Boston Blog

Earth science on the big screen

Geoscientists take virtual field trips at Harvard lab

Jennifer Weeks

The Visualization Lab at Harvard’s Department of Earth and Planetary Sciences looks rather modest with the lights on. It’s a small room with three large overhead projectors and several long tables that seat about a dozen researchers and face a 23-by-8-foot curved screen. It looks like a high-end home theater. But when I sat down in the front row during a recent visit and put on a pair of heavy 3-D goggles, things got more interesting.

A graduate student dimmed the lights, and I saw a large image of southern California hovering in front of me, spattered with colored dots. Each dot represented an earthquake, color-coded by date. A second image showed the region’s active faults as colored ribbons standing on edge to show their depth, location, and interconnections.

“The depth of a fault affects the size of a quake, so it’s important to map how far it extends downward,” says John Shaw, head of the department’s Structural Geology and Earth Resources Group, which opened the lab last year. Seeing the faults’ interconnections is also important. Southern California sits on top of a network of interlacing faults, and a quake on one fault may rupture another and trigger more quakes.

This 3-D imaging technology gives researchers a system-level perspective on earthquake risks in the region and helps them to identify the most vulnerable areas. Shaw is working with the Southern California Earthquake Center, a collaborative network of more than 50 institutions nationwide, to develop 3-D models of active quake faults for use by emergency planners in southern California.

The lab’s digital projectors create stereo views by transmitting two rapidly alternating views of the same image taken from slightly different angles. Researchers wear heavy plastic goggles with liquid crystal shutters that alternately block information from reaching the left and right eyes in time with the onscreen images, so that each eye sees a view that corresponds to its perspective. The small difference in the two views causes viewers to perceive images in 3-D.

Immersive visualization lets geoscientists analyze and integrate large amounts of different types of complex data—remote-sensing images, acoustic imaging of subsurface faults and geologic formations, and simulations of large-scale phenomena like ocean and atmospheric circulation patterns. “The Harvard Visualization Lab is quickly becoming a critical cyber facility for earthquake system science,” says Tom Jordan, director of the Southern California Earthquake Center and a professor at the University of Southern California.

The lab lets researchers sit together and see the same image. “You can’t see that kind of detail on a PC, especially in a group,” says Nneka Williams, a recent graduate of Harvard’s earth sciences department and now a research geologist in Cambridge with Schlumberger, a global company that serves the oil and gas industry. “The Viz Lab takes collaboration and brainstorming to a new level. And also, it’s fun.”

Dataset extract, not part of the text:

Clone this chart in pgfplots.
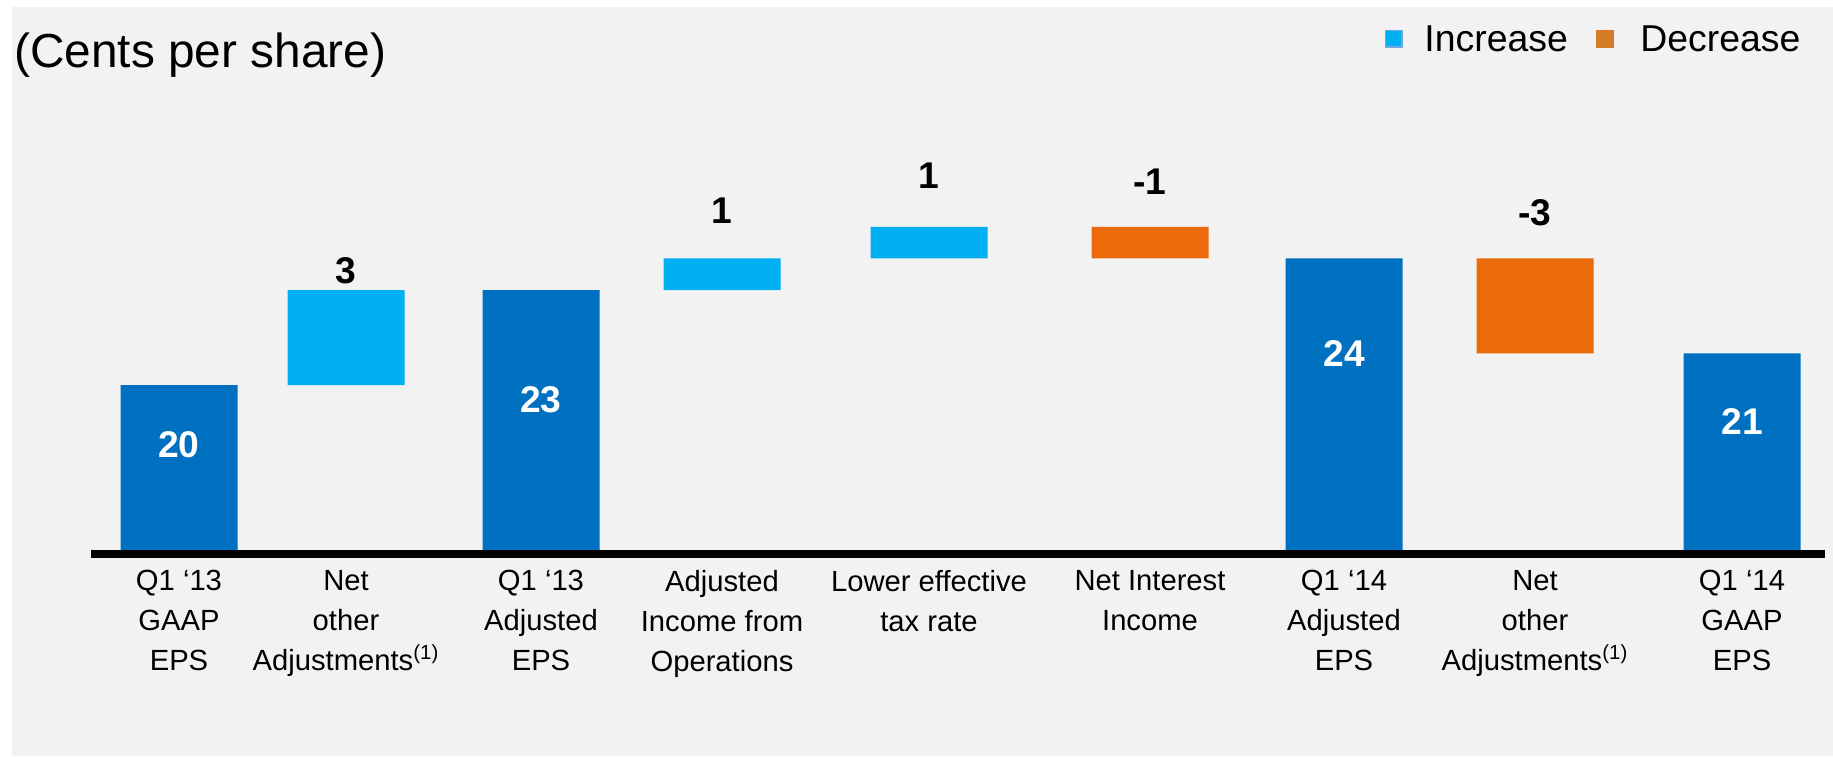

Similar facilities exist at a few other institutions in the U.S. and U.K. but are more commonly used in the energy industry for oil and gas exploration. Indeed, Harvard researchers collaborate with Exxon Mobil, Chevron, BP, and other energy companies on basic research questions such as how fault structures grow and how rocks shifting along fault lines can help create hydrocarbon deposits. Energy companies also helped fund the building of the lab.

The technology has other potential applications such as mapping archaeological sites and climate modeling. The Department of Earth and Planetary Sciences recently developed a series of labs and software tools for an undergraduate geology course that adapts some of the lab’s functions for PCs. Plans are in the works to expand these tools next year for courses in global seismology, environmental studies, and planetary sciences.

Jennifer Weeks is a freelance writer based in Watertown, Massachusetts.